Detroiters will not be satisfied or appeased by superficial stories that blame our communities’ condition on the manifest inadequacies of recent local leadership.  We see the longstanding and intertwined racial, political, educational, psychological, cultural, ecological, economic and corporate causes of this crisis, both because they are all around us, and because the “common wisdom” about their roots, in spite of some valid and frequently flogged elements, rings so hollow for those of us at ground zero.

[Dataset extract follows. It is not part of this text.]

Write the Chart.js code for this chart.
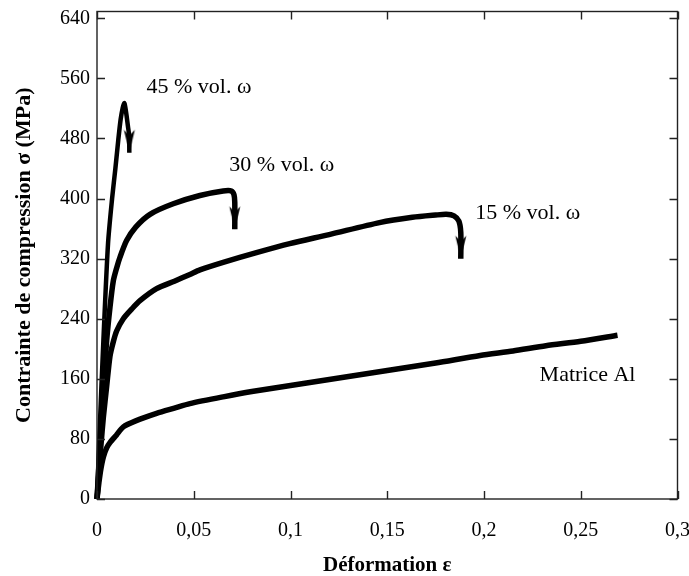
<!DOCTYPE html>
<html>
<head>
<meta charset="utf-8">
<script src="https://cdn.jsdelivr.net/npm/chart.js@4.4.0/dist/chart.umd.min.js"></script>
<style>
  html, body { margin: 0; padding: 0; background: #fff; }
</style>
</head>
<body>
<canvas id="chart" width="689" height="576"></canvas>
<script>
// courbes contrainte-déformation
const strainAl = [0, 0.001, 0.002, 0.0033, 0.005, 0.0067, 0.01, 0.0136, 0.02, 0.0308, 0.04, 0.048, 0.0652, 0.08, 0.1, 0.125, 0.15, 0.175, 0.198, 0.215, 0.232, 0.25, 0.269];
const stressAl = [0, 22, 40, 56, 68, 75, 85, 96, 104, 114, 121, 127, 136, 143, 151, 161, 171, 181, 191, 197, 204, 210, 218];

const strain15 = [0, 0.001, 0.002, 0.0033, 0.005, 0.0067, 0.0085, 0.0102, 0.0136, 0.018, 0.0222, 0.0308, 0.04, 0.048, 0.0532, 0.0652, 0.0824, 0.0996, 0.12, 0.146, 0.163, 0.175, 0.1805, 0.1845, 0.187, 0.188, 0.188];
const stress15 = [0, 35, 70, 109, 150, 190, 210, 224, 240, 253, 264, 280, 290, 299, 305, 315, 328, 340, 352, 368, 375, 378, 379, 377, 370, 355, 320];

const strain30 = [0, 0.001, 0.002, 0.0033, 0.005, 0.0067, 0.0084, 0.0102, 0.0119, 0.0153, 0.02, 0.0274, 0.0394, 0.0532, 0.0652, 0.0695, 0.0708, 0.0712, 0.0712];
const stress30 = [0, 45, 95, 150, 211, 255, 290, 308, 322, 344, 362, 379, 393, 404, 410, 410, 405, 395, 359];

const strain45 = [0, 0.0015, 0.0033, 0.0057, 0.0078, 0.0095, 0.011, 0.0122, 0.0133, 0.0141, 0.0146, 0.0153, 0.016, 0.0166, 0.0167];
const stress45 = [0, 100, 211, 340, 400, 440, 478, 505, 521, 527, 522, 510, 496, 484, 461];

// graduations
const stressTicks = [0, 80, 160, 240, 320, 400, 480, 560, 640];

// étiquettes des courbes
const labelText = ["45 % vol. \u03c9", "30 % vol. \u03c9", "15 % vol. \u03c9", "Matrice Al"];
const labelStrain = [0.0527, 0.0955, 0.2226, 0.2535];
const labelStress = [548, 444, 381, 165];

const serif = "'Liberation Serif', 'Times New Roman', serif";

function toPoints(xs, ys) {
  return xs.map((x, i) => ({ x: x, y: ys[i] }));
}

// pointe de flèche dessinée une fois, utilisée comme pointStyle
const arrowImg = document.createElement("canvas");
arrowImg.width = 14;
arrowImg.height = 48;
(function () {
  const c = arrowImg.getContext("2d");
  c.fillStyle = "#000";
  c.beginPath();
  c.moveTo(7, 24);
  c.lineTo(1.5, 1);
  c.lineTo(7, 7);
  c.lineTo(12.5, 1);
  c.closePath();
  c.fill();
})();

function curve(xs, ys, width, arrow) {
  const last = xs.length - 1;
  return {
    data: toPoints(xs, ys),
    borderColor: "#000",
    borderWidth: width,
    borderJoinStyle: "round",
    tension: 0.25,
    clip: false,
    pointRadius: ctx => (arrow && ctx.dataIndex === last ? 6 : 0),
    pointStyle: ctx => (arrow && ctx.dataIndex === last ? arrowImg : "circle"),
    pointHoverRadius: 0
  };
}

const framePlugin = {
  id: "frame",
  afterDraw(chart) {
    const { ctx, chartArea: { left, right, top, bottom }, scales: { x, y } } = chart;
    ctx.save();
    ctx.strokeStyle = "#222";
    ctx.lineWidth = 1.4;
    ctx.strokeRect(left, top, right - left, bottom - top);
    ctx.beginPath();
    x.ticks.forEach(t => {
      const px = Math.round(x.getPixelForValue(t.value)) + 0.5;
      ctx.moveTo(px, bottom); ctx.lineTo(px, bottom - 8);
      ctx.moveTo(px, top); ctx.lineTo(px, top + 8);
    });
    y.ticks.forEach(t => {
      const py = Math.round(y.getPixelForValue(t.value)) + 0.5;
      ctx.moveTo(left, py); ctx.lineTo(left + 8, py);
      ctx.moveTo(right, py); ctx.lineTo(right - 8, py);
    });
    ctx.stroke();

    ctx.fillStyle = "#000";
    ctx.font = "22px " + serif;
    ctx.textAlign = "center";
    ctx.textBaseline = "middle";
    labelText.forEach((txt, i) => {
      ctx.fillText(txt, x.getPixelForValue(labelStrain[i]), y.getPixelForValue(labelStress[i]));
    });
    ctx.restore();
  }
};

new Chart(document.getElementById("chart"), {
  type: "line",
  data: {
    datasets: [
      curve(strainAl, stressAl, 5.5, false),
      curve(strain15, stress15, 5.5, true),
      curve(strain30, stress30, 5.5, true),
      curve(strain45, stress45, 4.5, true)
    ]
  },
  options: {
    responsive: false,
    animation: false,
    devicePixelRatio: 1,
    layout: { padding: { left: 0, right: 11, top: 10, bottom: 0 } },
    plugins: { legend: { display: false }, tooltip: { enabled: false } },
    scales: {
      x: {
        type: "linear",
        min: 0,
        max: 0.3,
        grid: { display: false, drawTicks: false },
        border: { display: false },
        ticks: {
          stepSize: 0.05,
          padding: 20,
          color: "#000",
          font: { family: serif, size: 20 },
          maxRotation: 0,
          callback: v => String(Math.round(v * 100) / 100).replace(".", ",")
        },
        title: {
          display: true,
          text: "Déformation \u03b5",
          color: "#000",
          font: { family: serif, size: 21, weight: "bold", lineHeight: 1 },
          padding: { top: 0, bottom: 0 }
        },
        afterFit: s => {
          s.height = 77;
          s.paddingLeft = 0;
          s.paddingRight = 0;
        }
      },
      y: {
        min: 0,
        max: 649,
        grid: { display: false, drawTicks: false },
        border: { display: false },
        afterBuildTicks: s => { s.ticks = stressTicks.map(v => ({ value: v })); },
        ticks: {
          padding: 7,
          color: "#000",
          font: { family: serif, size: 20 }
        },
        title: {
          display: true,
          text: "Contrainte de compression \u03c3 (MPa)",
          color: "#000",
          font: { family: serif, size: 22, weight: "bold" },
          padding: { top: 11, bottom: 0 }
        },
        afterFit: s => {
          s.width = 97;
          s.paddingTop = 0;
          s.paddingBottom = 0;
        }
      }
    }
  },
  plugins: [framePlugin]
});
</script>
</body>
</html>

Policies of sustainability and social justice, as well articulated in the SDAT recommendations, will become a reality, and will help resolve Detroit’s deep crisis, to the extent that Detroit’s black working class, as well as the metro area’s other diverse working class residents, see themselves reflected in the SDAT program, not only as victims of the white- and corporate-supremacist forces that shaped Detroit, but as critical agents of change and champions of history.  In dynamic relation (including conflicts) with forces outside our community and beyond our control, metro Detroit’s working people will either make history again, in some different ways than we did before, or we will continue to suffer the consequences of today’s downward spiral.  Probably we will do both for a while.  This is straight reality.  It is not “backward.”

When the authors of the SDAT report say we should “look forward, not backward,” they risk destroying the real-world potential of their recommendations, by seeking, whether inadvertently or not, to blind us to these truths. Not so.  Detroit will rise from the ashes of its heroic civil rights and multicultural labor stronghold history.  We aren’t stagnantly “rooted in” those past conflicts.  We’re growing dynamically beyond the self-serving frames and superficial, false histories into a truly new era.

Working Class Hero Detroit.  Civil Rights Pioneer Detroit.  Black (and Brown) Power Detroit. Multicultural Detroit. Post-Industrial Green Democracy Detroit. Nobody’s corporate colony any more, Misters. Ford, GM, and ChryslerFiat.  That’s the Detroit with a fighting chance to embrace the SDAT report’s vision of sustainability.  Don’t forget it.